True, both Greece and the don’t-call-it-Troika seem to have gone so far down the chute that a working deal is for all intents and purposes impossible without either of the sides caving in completely. So perhaps what is needed is a non-working deal? Something both sides need to save their respective faces (if not asses), knowing full well that the goals laid out will not be met. Because it is not as if all the previous goals set for Greece were met with flying colours.

So, here we are, with Greek banks closed, capital controls in place and EUR 60 cash withdrawal limit per bank account and/or person. Save a surprising yes vote by the Greeks on the #greferendum (which would, in turn, probably trigger new elections, further complicating events), the country is moving rapidly towards leaving the euro. Just how this plays out no-one knows.

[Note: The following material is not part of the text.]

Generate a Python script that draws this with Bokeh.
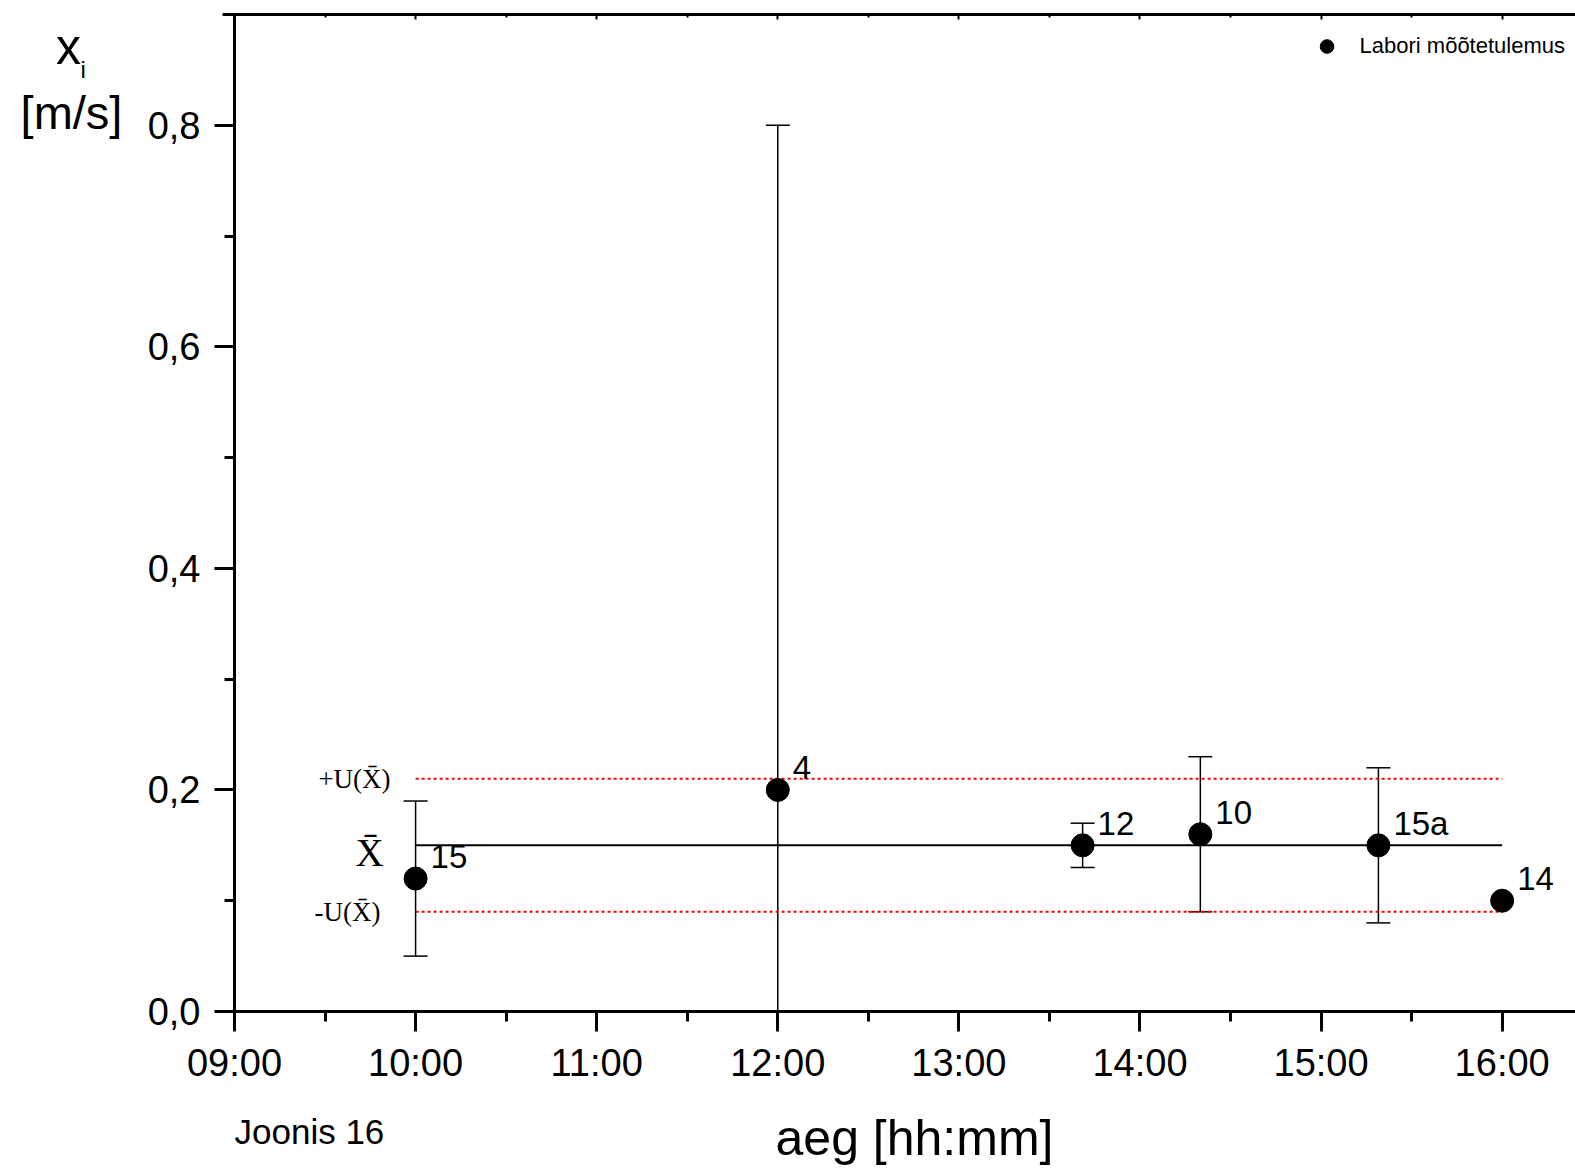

A wise man once said that to jaw-jaw is better than to war-war. The same goes for current omnishambles. The EU and the euro were always perceived as one-way streets. If Greece leaves the euro and possibly the EU as well, the Pandora’s box will have been opened and things thought impossible will suddenly become deceptively easy and many-a-politician’s weapon of last resort. Because if Greece leaves the euro, why not Germany? I’m sure a relevant political party with an anti-euro agenda would appear in no time.